**Dataset entries**
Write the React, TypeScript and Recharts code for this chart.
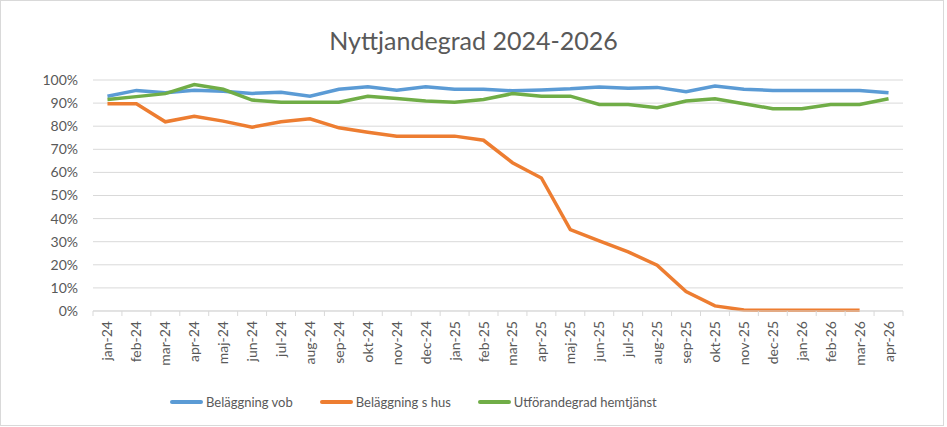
import { LineChart, Line, XAxis, YAxis, CartesianGrid, Legend } from 'recharts';

const months = [
  'jan-24', 'feb-24', 'mar-24', 'apr-24', 'maj-24', 'jun-24', 'jul-24', 'aug-24', 'sep-24', 'okt-24', 'nov-24', 'dec-24',
  'jan-25', 'feb-25', 'mar-25', 'apr-25', 'maj-25', 'jun-25', 'jul-25', 'aug-25', 'sep-25', 'okt-25', 'nov-25', 'dec-25',
  'jan-26', 'feb-26', 'mar-26', 'apr-26',
];

const belaggningVob = [
  93.0, 95.5, 94.5, 95.6, 95.1, 94.2, 94.7, 93.0, 96.0, 97.1, 95.6, 97.1,
  96.0, 96.0, 95.3, 95.7, 96.2, 97.0, 96.4, 96.8, 94.9, 97.4, 96.0, 95.5,
  95.5, 95.5, 95.5, 94.5,
];

const belaggningSHus: (number | null)[] = [
  89.7, 89.7, 81.9, 84.3, 82.2, 79.6, 81.9, 83.2, 79.3, 77.4, 75.7, 75.7,
  75.7, 73.9, 64.2, 57.6, 35.2, 30.4, 25.6, 19.8, 8.4, 2.2, 0.4, 0.3,
  0.3, 0.3, 0.3, null,
];

const utforandegrad = [
  91.6, 92.8, 94.1, 98.0, 96.0, 91.3, 90.4, 90.4, 90.4, 93.0, 92.0, 90.9,
  90.4, 91.6, 94.1, 93.0, 93.0, 89.4, 89.4, 88.0, 90.9, 91.9, 89.7, 87.6,
  87.6, 89.4, 89.4, 91.9,
];

const yTicks = [0, 10, 20, 30, 40, 50, 60, 70, 80, 90, 100];

const data = months.map((m, i) => ({
  month: m,
  vob: belaggningVob[i],
  shus: belaggningSHus[i],
  utf: utforandegrad[i],
}));

const series = [
  { key: 'vob', name: 'Beläggning vob', color: '#5B9BD5' },
  { key: 'shus', name: 'Beläggning s hus', color: '#ED7D31' },
  { key: 'utf', name: 'Utförandegrad hemtjänst', color: '#70AD47' },
];

const FONT = 'Lato, "Liberation Sans", sans-serif';
const TEXT = '#595959';
const GRID = '#d9d9d9';
const PLOT_LEFT = 93;
const PLOT_RIGHT = 903;
const BAND = (PLOT_RIGHT - PLOT_LEFT) / months.length;

function MonthTick(props: any) {
  const { x, y, payload, index } = props;
  const bx = x - BAND / 2;
  return (
    <g>
      <line x1={bx} x2={bx} y1={y} y2={y + 5} stroke={GRID} />
      {index === months.length - 1 && (
        <line x1={x + BAND / 2} x2={x + BAND / 2} y1={y} y2={y + 5} stroke={GRID} />
      )}
      <text
        transform={`translate(${x + 5},${y + 10}) rotate(-90)`}
        textAnchor="end"
        fontSize={14}
        fill={TEXT}
        fontFamily={FONT}
      >
        {payload.value}
      </text>
    </g>
  );
}

function LegendBox() {
  return (
    <div style={{ display: 'flex', alignItems: 'center', height: 30, paddingLeft: 170, fontFamily: FONT, fontSize: 13, color: TEXT }}>
      {series.map((s) => (
        <div key={s.key} style={{ display: 'flex', alignItems: 'center', marginRight: 27 }}>
          <span style={{ display: 'inline-block', width: 33, height: 4, borderRadius: 2, background: s.color, marginRight: 3 }} />
          <span>{s.name}</span>
        </div>
      ))}
    </div>
  );
}

export default function App() {
  return (
    <div style={{ position: 'absolute', left: 0, top: 0, width: 947, height: 427, background: '#fff' }}>
      <div style={{ position: 'absolute', left: 0, top: 0, width: 942, height: 424, border: `1px solid ${GRID}` }} />
      <div
        style={{
          position: 'absolute', left: 0, top: 25, width: 947, textAlign: 'center',
          fontFamily: FONT, fontSize: 25, color: TEXT, lineHeight: '30px',
        }}
      >
        Nyttjandegrad 2024-2026
      </div>
      <LineChart width={947} height={427} data={data} margin={{ top: 80, right: 947 - PLOT_RIGHT, left: 0, bottom: 10 }}>
        <CartesianGrid vertical={false} stroke={GRID} />
        <XAxis
          dataKey="month"
          interval={0}
          height={76}
          padding={{ left: BAND / 2, right: BAND / 2 }}
          tickLine={false}
          tickSize={0}
          tickMargin={0}
          stroke={GRID}
          tick={<MonthTick />}
        />
        <YAxis
          width={PLOT_LEFT}
          domain={[0, 100]}
          ticks={yTicks}
          tickFormatter={(v: number) => `${v}%`}
          axisLine={false}
          tickLine={false}
          tickSize={6}
          tickMargin={9}
          tick={{ fontSize: 14, fill: TEXT, fontFamily: FONT }}
        />
        <Legend verticalAlign="bottom" content={<LegendBox />} />
        {series.map((s) => (
          <Line
            key={s.key}
            dataKey={s.key}
            name={s.name}
            stroke={s.color}
            strokeWidth={3.5}
            dot={false}
            type="linear"
            isAnimationActive={false}
          />
        ))}
      </LineChart>
    </div>
  );
}
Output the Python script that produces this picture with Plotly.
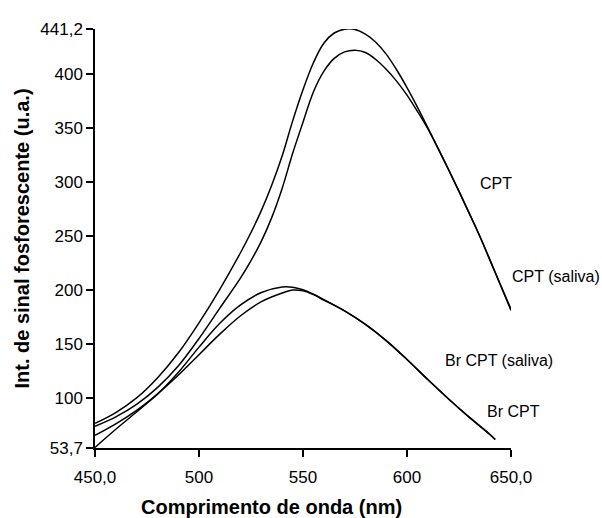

**Goal**
Copy each line of the data that contains the word "this".

**Correct answer**
Write the React, TypeScript and Recharts code for this chart.
Output the Python script that produces this picture with Plotly.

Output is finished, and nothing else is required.